Hearing only "the score was 0.4" tells you nothing about whether it's a "good" score or a "bad" one. That's because the entire score range shifts depending on the material and imaging conditions. For one object, same-individual scores might cluster around 0.3; for another, around 0.5. The same value of "0.4" could correspond to a same-individual pair for one object and a different-individual pair for another.

So how do we decide? The answer is: look at the distribution.

How to Verify — Building Two Kinds of Score Distributions

Before going into production, we visualize the score distribution for each new object using the following procedure:

Capture the registration images of the verification targets and register them
Capture the query images of the verification targets, using equipment and conditions close to actual operation
Match every possible image-pair combination and collect the scores
Plot two separate histograms, one for same-individual-pair scores and one for different-individual-pair scores (x-axis: score, y-axis: number of pairs that landed at that score)

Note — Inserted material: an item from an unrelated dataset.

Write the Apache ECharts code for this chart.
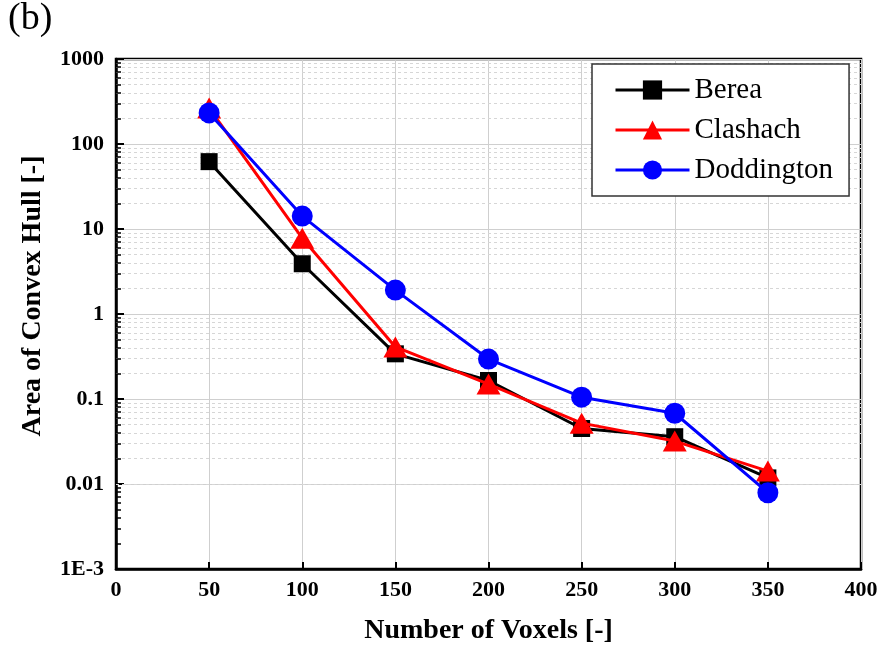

This gives you two distributions with very different characteristics: the same-individual-pair distribution and the different-individual-pair distribution. Imaging variation and individual-to-individual variation are generally random, so the more samples you collect, the closer each distribution becomes to a normal distribution.

In practice you'd run this verification with hundreds to thousands of individuals, but to get the idea across, let's walk through it with just five individuals: A, B, C, D, E.

Capture the registration images and register them → You register five images A, B, C, D, E.
Capture the query images, using equipment and conditions close to actual operation → You capture query images A', B', C', D', E', using the same equipment and conditions you'll use in production.
Match every possible image-pair combination and collect the scores → For example, matching A' against all individuals registered in step 1 gives you one same-individual-pair score (A'-A) and four different-individual-pair scores (A'-B, A'-C, A'-D, A'-E). Repeating this for B', C', and so on yields 5 same-individual-pair scores and 20 different-individual-pair scores in total.
Plot two separate histograms, one for same-individual-pair scores and one for different-individual-pair scores → Looking at these two distributions tells you whether individual identification is feasible.

The critical point here is step 2: "using equipment and conditions close to actual operation". If you verify with samples captured more carefully than your actual operation will allow, the distribution you see will be more optimistic than the system's true field performance — and you may only discover identification is infeasible after rolling out. The verification capture should reproduce real-world operating conditions as faithfully as possible.

What Distributions Tell Us "This Is Identifiable"

Comparing the two distributions, identification feasibility comes down to how much "separation" exists between them.

Pattern 1: Cleanly Separated (Ideal)

The different-individual-pair distribution and the same-individual-pair distribution are completely separate, with a score range of empty space between them. Place the threshold anywhere in that gap, and same-individual and different-individual pairs are reliably distinguished. This is what an identifiable target looks like. The wider that empty range is across your verification samples, the more robust the system is to imaging variation in production, and the higher your confidence.

Pattern 2: Slight Overlap

The two distributions are mostly separate, but they overlap in a narrow score range. In that overlap, misjudgments are guaranteed to occur:

A different-individual pair may be judged as same-individual (false match)
A same-individual pair may be judged as different-individual (missed match)

If the overlap is small enough, you can still operate the system by treating the misjudgment rate as an acceptable cost. The decision comes down to the precision your application requires versus the business risk of an error.

Pattern 3: Heavy Overlap

The two distributions overlap heavily, or are barely separated at all. Wherever you place the threshold, many misjudgments will occur, so the conclusion is: with this object and these imaging conditions, individual identification is not feasible.

This isn't a dead end. You revisit the imaging conditions, change how you capture the images, and re-run the analysis. The work shifts to teasing apart "is the lack of separation due to the material itself, or due to the way we're imaging it?" In many cases, once you can capture the images "correctly" (which has its own challenges, of course), individual identification becomes feasible.

A Sense of Typical Score Ranges

For reference, in our experience at GAZIRU verifying various industrial product surfaces, scores tend to land in roughly the following ranges:

Different-individual-pair scores: rarely exceed 0.2
Same-individual-pair scores: distribute around 0.3 to 0.5
The threshold you set: usually lands in the 0.2–0.25 range

For instance, a "0.35 from a same-individual pair" on a typical material is a perfectly healthy number — a score that strongly suggests identification will work. The reason is that on most materials it's hard for a different-individual pair to even reach a score around 0.25, so there's plenty of margin between the two distributions.

That said, these are only rough guides. The numbers shift with the object and with the imaging conditions. That's exactly why, before going into production, you must always take the distributions for your specific target and confirm.

Summary

In tagless individual identification, the question of whether identification is feasible:

Is not decided by the absolute value of any one score
Is decided by how cleanly the same-individual-pair and different-individual-pair distributions separate

And the right threshold is not pre-determined — it's derived from the distributions for your specific object.

So when someone asks "can tagless individual identification work for our product?", the most reliable answer is to run this distribution verification on actual samples of that product. When we at GAZIRU propose a Proof of Concept (PoC) to a customer, demonstrating exactly this kind of distribution is the goal we aim for — reaching it is what lets us say that individual identification is feasible.